He relates the history of this hunger and thirst with a bitter vigor. He seems like an intoxicated man grown sober, railing at drunkenness. He explains at length, in a half-sarcastic tone, the follies which Major Dobbin commits for the sake of Amelia; how the Major buys bad wines from her father; how he tells the postilions to make haste, how he rouses the servants, persecutes his friends, to see Amelia more quickly; how, after ten years of sacrifice, tenderness, and service, he sees that he is held second to an old portrait of a faithless, coarse, selfish, and dead husband.
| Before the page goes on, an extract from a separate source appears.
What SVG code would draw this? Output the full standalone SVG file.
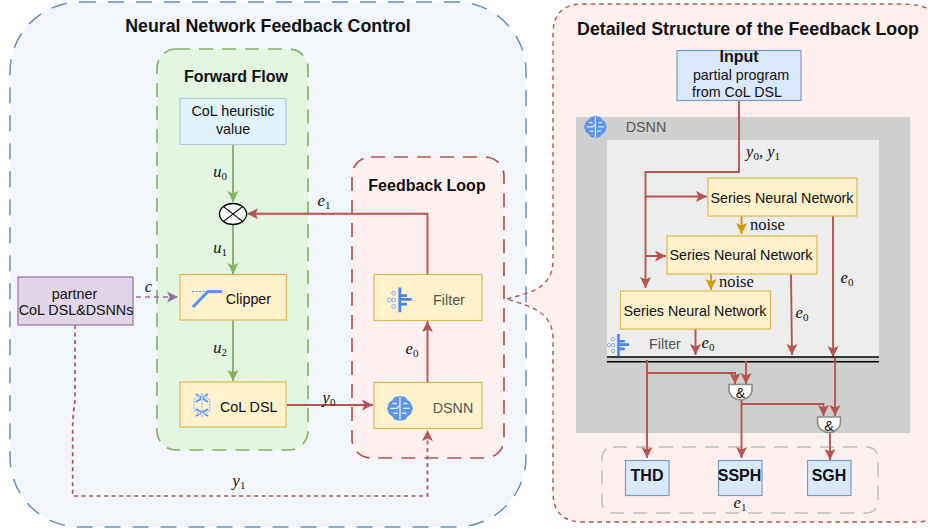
<svg xmlns="http://www.w3.org/2000/svg" width="928" height="529" viewBox="0 0 928 529">
<style>
text{font-family:"Liberation Sans",Arial,sans-serif;fill:#111;text-anchor:middle}
.t{font-weight:bold;font-size:17.800px}
.t2{font-weight:bold;font-size:16px}
.n{font-size:14.300px}
.g{font-size:14.300px;fill:#555}
.m{font-family:"Liberation Serif","Times New Roman",serif;font-style:italic;font-size:16.500px}
.m tspan{font-style:normal;font-size:11px}
.nz{font-family:"Liberation Serif","Times New Roman",serif;font-size:16.500px;text-anchor:start}
.y{fill:#fff2cc;stroke:#e0b74f;stroke-width:1.2}
.b{fill:#dae8fc;stroke:#7b9cc9;stroke-width:1.2}
.r{fill:none;stroke:#b85450;stroke-width:1.900}
.rd{fill:none;stroke:#b85450;stroke-width:1.700;stroke-dasharray:4 3.5}
.gr{fill:none;stroke:#82b366;stroke-width:1.900}
.o{fill:none;stroke:#d79b00;stroke-width:1.900}
.gate{fill:#fff;stroke:#8a8a8a;stroke-width:1.6}
</style>
<defs>
<marker id="ar" markerUnits="userSpaceOnUse" markerWidth="13" markerHeight="13" refX="11" refY="5.500" orient="auto"><path d="M0 0L11 5.500L0 11L2.500 5.500Z" fill="#b85450"/></marker>
<marker id="ag" markerUnits="userSpaceOnUse" markerWidth="13" markerHeight="13" refX="11" refY="5.500" orient="auto"><path d="M0 0L11 5.500L0 11L2.500 5.500Z" fill="#82b366"/></marker>
<marker id="ao" markerUnits="userSpaceOnUse" markerWidth="13" markerHeight="13" refX="11" refY="5.500" orient="auto"><path d="M0 0L11 5.500L0 11L2.500 5.500Z" fill="#d79b00"/></marker>
<marker id="ap" markerUnits="userSpaceOnUse" markerWidth="13" markerHeight="13" refX="11" refY="5.500" orient="auto"><path d="M0 0L11 5.500L0 11L2.500 5.500Z" fill="#9673a6"/></marker>
<path id="detail-outline" d="M507 299C527 293 553 290 553 260V34Q553 4 583 4H900Q945 4 945 34V492Q945 522 915 522H583Q553 522 553 492V338C553 310 525 305 507 299Z"/>
<g id="brain">
<path d="M7 1L12 0L17 1L19 4L22 6L24 11.500L22 17L19 19L17 22L12 23L7 22L5 19L2 17L0 11.500L2 6L5 4Z" fill="#5b93ef"/>
<path d="M12 1V22M3 11.500H9C10 11.500 10 9 12 9M15 11.500H21M5 7H9M15 7H19M6 16H10M14 16H18" stroke="#e4edfc" stroke-width="1.300" fill="none"/>
</g>
<g id="filt">
<path d="M12 0H15V7H21V10H15V11H26V14H15V16H21V19H15V26H12Z" fill="#4a86e8"/>
<g fill="none" stroke="#7aa7f0" stroke-width="1"><circle cx="7" cy="6" r="2"/><circle cx="2.500" cy="13" r="2"/><circle cx="7" cy="13" r="2"/><circle cx="7" cy="20" r="2"/></g>
</g>
</defs>

<g id="detail-panel-fill">
<use href="#detail-outline" fill="#fff0f0"/>
</g>
<g id="control-panel">
<rect x="10" y="2" width="516" height="525" rx="70" fill="#f3f7fd" stroke="#6c8ebf" stroke-width="1.500" stroke-dasharray="16 12"/>
<text class="t" x="268" y="32">Neural Network Feedback Control</text>
</g>
<g id="forward-flow">
<rect x="157" y="49" width="151" height="401" rx="19" fill="#e3f5e0" stroke="#82b366" stroke-width="1.700" stroke-dasharray="14 9"/>
<text class="t2" x="236" y="82">Forward Flow</text>
</g>
<g id="feedback-loop">
<rect x="352" y="157" width="152" height="301" rx="19" fill="#fff1f1" stroke="#b85450" stroke-width="1.700" stroke-dasharray="14 9"/>
<text class="t2" x="427" y="191">Feedback Loop</text>
</g>
<g id="detail-panel">
<use href="#detail-outline" fill="none" stroke="#b85450" stroke-width="1.400" stroke-dasharray="4.500 4"/>
<text class="t" x="748" y="35">Detailed Structure of the Feedback Loop</text>
</g>
<g id="dsnn-region">
<rect x="576" y="117" width="334" height="316" fill="#cfcfcf"/>
<rect x="607" y="140" width="272" height="217" fill="#ededed"/>
<use href="#brain" transform="translate(584 116) scale(0.95)"/>
<text class="g" x="646" y="132">DSNN</text>
<use href="#filt" transform="translate(607 334) scale(.85)"/>
<text class="g" x="665" y="349">Filter</text>
</g>
<g id="outputs-group">
<rect x="602" y="447" width="276" height="66" rx="11" fill="none" stroke="#bdbdbd" stroke-width="1.500" stroke-dasharray="14 9"/>
</g>

<g id="connectors">
<path class="gr" d="M233 144V202" marker-end="url(#ag)"/>
<path class="gr" d="M233 225V274" marker-end="url(#ag)"/>
<path class="gr" d="M233 320V381" marker-end="url(#ag)"/>
<path d="M136 297H178" fill="none" stroke="#9673a6" stroke-width="1.700" stroke-dasharray="5 4" marker-end="url(#ap)"/>
<path class="rd" d="M75 325V400L72.700 420V496H427.500V430" marker-end="url(#ar)"/>
<path class="r" d="M427.500 274V213.700H247" marker-end="url(#ar)"/>
<path class="r" d="M427.500 382V321" marker-end="url(#ar)"/>
<path class="r" d="M287 405H373" marker-end="url(#ar)"/>
<path class="r" d="M739 100V172H645.500V288" marker-end="url(#ar)"/>
<path class="r" d="M645.500 196.500H707" marker-end="url(#ar)"/>
<path class="r" d="M645.500 256H666" marker-end="url(#ar)"/>
<path class="o" d="M741.500 216V234" marker-end="url(#ao)"/>
<path class="o" d="M711 274V290" marker-end="url(#ao)"/>
<path class="r" d="M695.500 329V355" marker-end="url(#ar)"/>
<path class="r" d="M791 274L792 355" marker-end="url(#ar)"/>
<path class="r" d="M833 216V357" marker-end="url(#ar)"/>
<path d="M607 357H879M607 361.700H879" stroke="#000" stroke-width="1.500" fill="none"/>
<path class="r" d="M647 360V458" marker-end="url(#ar)"/>
<path class="r" d="M647 373H735V384" marker-end="url(#ar)"/>
<path class="r" d="M746 361V384" marker-end="url(#ar)"/>
<path class="r" d="M741.500 400V458" marker-end="url(#ar)"/>
<path class="r" d="M741.500 404H823.500V416" marker-end="url(#ar)"/>
<path class="r" d="M835 358V416" marker-end="url(#ar)"/>
<path class="r" d="M830 433V460" marker-end="url(#ar)"/>
</g>

<g id="heuristic"><rect x="180" y="98.500" width="106" height="46" fill="#e0f3fd" stroke="#b3cbd9" stroke-width="1.200"/><text class="n" x="233" y="116">CoL heuristic</text><text class="n" x="233" y="134">value</text></g>
<g id="mixer"><ellipse cx="233" cy="214" rx="13.500" ry="10.500" fill="#fff" stroke="#000" stroke-width="1.300"/><path d="M223.500 206.600L242.500 221.400M242.500 206.600L223.500 221.400" stroke="#000" stroke-width="1.200"/></g>
<g id="clipper"><rect class="y" x="180" y="274.500" width="106.500" height="45.500"/><path d="M193 307L208 291.500H222" fill="none" stroke="#5b93ef" stroke-width="3.200"/><path d="M192 291.500H208" stroke="#5b93ef" stroke-width="1.200" stroke-dasharray="2 1.500"/><text class="n" x="248.400" y="304">Clipper</text></g>
<g id="col-dsl"><rect class="y" x="180" y="382" width="106" height="45"/><path d="M196 394L208 402M208 394L196 402M196 409L208 416M208 409L196 416" stroke="#5b93ef" stroke-width="1.800" fill="none"/><path d="M194 400L202 394L210 400V410L202 416L194 410ZM202 394V416" fill="none" stroke="#b5cff7" stroke-width="2" stroke-dasharray="2 1"/><text class="n" x="248.700" y="412">CoL DSL</text></g>
<g id="partner"><rect x="18" y="277" width="115" height="48" fill="#e1d5e7" stroke="#9673a6" stroke-width="1.200"/><text class="n" x="74.500" y="299">partner</text><text class="n" x="76" y="315">CoL DSL&amp;DSNNs</text></g>
<g id="filter"><rect class="y" x="374" y="274.500" width="108" height="46"/><use href="#filt" transform="translate(387 287.500) scale(.95)"/><text class="g" x="449" y="305">Filter</text></g>
<g id="dsnn"><rect class="y" x="374" y="382.500" width="108" height="46"/><use href="#brain" transform="translate(387 396) scale(1.080)"/><text class="g" x="453" y="413">DSNN</text></g>
<g id="input"><rect class="b" x="677" y="50.500" width="124" height="50"/><text class="t2" x="739" y="62">Input</text><text class="n" x="741" y="80">partial program</text><text class="n" x="737" y="97">from CoL DSL</text></g>
<g id="snn1"><rect class="y" x="708" y="178" width="149" height="38"/><text class="n" x="782" y="203">Series Neural Network</text></g>
<g id="snn2"><rect class="y" x="667" y="236" width="150" height="38"/><text class="n" x="741" y="260">Series Neural Network</text></g>
<g id="snn3"><rect class="y" x="620.500" y="291" width="150" height="38"/><text class="n" x="695" y="316">Series Neural Network</text></g>
<g id="and1"><path class="gate" d="M729 384.500H752V389C752 396 746 400 740.500 400C735 400 729 396 729 389Z"/><text class="n" x="740.500" y="398">&amp;</text></g>
<g id="and2"><path class="gate" d="M817.500 417H840.500V421.500C840.500 428.500 834.500 432.500 829 432.500C823.500 432.500 817.500 428.500 817.500 421.500Z"/><text class="n" x="829" y="431">&amp;</text></g>
<g id="thd"><rect class="b" x="625.500" y="460.500" width="43.500" height="35"/><text class="t2" x="647" y="481">THD</text></g>
<g id="ssph"><rect class="b" x="718.500" y="460.500" width="43.500" height="35"/><text class="t2" x="739.500" y="481">SSPH</text></g>
<g id="sgh"><rect class="b" x="807.500" y="460.500" width="43.500" height="35"/><text class="t2" x="829" y="481">SGH</text></g>

<g id="labels">
<text class="m" x="220" y="177">u<tspan dy="3">0</tspan></text>
<text class="m" x="220" y="253">u<tspan dy="3">1</tspan></text>
<text class="m" x="220" y="353">u<tspan dy="3">2</tspan></text>
<text class="m" x="148.500" y="292">c</text>
<text class="m" x="239" y="486">y<tspan dy="3">1</tspan></text>
<text class="m" x="324" y="206">e<tspan dy="3">1</tspan></text>
<text class="m" x="412" y="354">e<tspan dy="3">0</tspan></text>
<text class="m" x="329" y="403">y<tspan dy="3">0</tspan></text>
<text class="m" x="763" y="157">y<tspan dy="3">0</tspan><tspan dy="-3" style="font-size:16.500px;font-style:italic">, y</tspan><tspan dy="3">1</tspan></text>
<text class="nz" x="750" y="230">noise</text>
<text class="nz" x="719" y="287">noise</text>
<text class="m" x="708" y="348">e<tspan dy="3">0</tspan></text>
<text class="m" x="802" y="318">e<tspan dy="3">0</tspan></text>
<text class="m" x="847" y="283">e<tspan dy="3">0</tspan></text>
<text class="m" x="740" y="508">e<tspan dy="3">1</tspan></text>
</g>
</svg>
The saddest of these accounts is that of the first love of Pendennis—Miss Fotheringay, the actress, whom he loves, a matter-of-fact person, a good housekeeper, who has the mind and education of a kitchen-maid. She speaks to the young man of the fine weather, and the pie she has just been making: Pendennis discovers in these two phrases a wonderful depth of intellect and a superhuman majesty of devotion. He asks Miss Fotheringay, who has just been playing Ophelia, if the latter loved Hamlet. Miss Fotheringay answers:

"'In love with such a little ojous wretch as that stunted manager of a Bingley?' She bristled with indignation at the thought. Pen explained it was not of her he spoke, but of Ophelia of the play. 'Oh, indeed; if no offence was meant, none was taken: but as for Bingley, indeed, she did not value him—not that glass of punch.' Pen next tried her on Kotzebue. 'Kotzebue? who was he? The author of the play in which she had been performing so admirably. She did not know that—the man's name at the beginning of the book was Thompson,' she said. Pen laughed at her adorable simplicity."

"'How beautiful she is,' thought Pen, cantering homewards. 'Pendennis, Pendennis—how she spoke the word! Emily, Emily! how good, how noble, how beautiful, how perfect she is!'"[279]

The first volume runs wholly upon this contrast; it seems as though Thackeray says to his reader: "My dear brothers in humanity, we are rascals forty-nine days in fifty; in the fiftieth, if we escape pride, vanity, wickedness, selfishness, it is because we fall into a hot fever; our folly causes our devotion."


[Section VI.—His Characters]

Yet, short of being Swift, a man must love something; he cannot always be wounding and destroying; and the heart, wearied of scorn and hate, needs repose in praise and tenderness. Moreover, to blame a fault is to laud the contrary quality; and a man cannot sacrifice a victim without raising an altar: it is circumstance which fixes on the one, and which builds up the other; and the moralist who combats the dominant vice of his country and his age, preaches the virtue contrary to the vice of his age and his country. In an aristocratical and commercial society, this vice is selfishness and pride! Thackeray therefore extols sweetness and tenderness. Let love and kindness be blind, instinctive, unreasoning, ridiculous, it matters little: such as they are, he adores them; and there is no more singular contrast than that of his heroes and of his admiration. He creates foolish women, and kneels before them; the artist within him contradicts the commentator: the first is ironical, the second laudatory; the first represents the pettiness of love, the second writes its panegyric; the top of a page is a satire in action, the bottom is a dithyramb in periods. The compliments which he lavishes on Amelia Sedley, Helen Pendennis, Laura, are infinite; no author ever more visibly and incessantly paid court to his female creations; he sacrifices his male creations to them, not once, but a hundred times:

"Very likely female pelicans like so to bleed under the selfish little beaks of their young ones: it is certain that women do. There must be some sort of pleasure which we men don't understand, which accompanies the pain of being sacrificed.[280]... Do not let us men despise these instincts because we cannot feel them. These women were made for our comfort and delectation, gentlemen—with all the rest of the minor animals.[281]... Be it for a reckless husband, a dissipated son, a darling scapegrace of a brother, how ready their hearts are to pour out their best treasures for the benefit of the cherished person; and what a deal of this sort of enjoyment are we on our side, ready to give the soft creatures! There is scarce a man that reads this, but has administered pleasure in that fashion to his womankind, and has treated them to the luxury of forgiving him."[282]

When he enters the room of a good mother, or of a young honest girl, he casts down his eyes as on the threshold of a sanctuary. In the presence of Laura resigned, pious, he checks himself:

"And as that duty was performed quite noiselessly—while the supplications which endowed her with the requisite strength for fulfilling it, also took place in her own chamber, away from all mortal sight—we, too, must be perforce silent about these virtues of hers, which no more bear public talking about than a flower will bear to bloom in a ballroom."[283]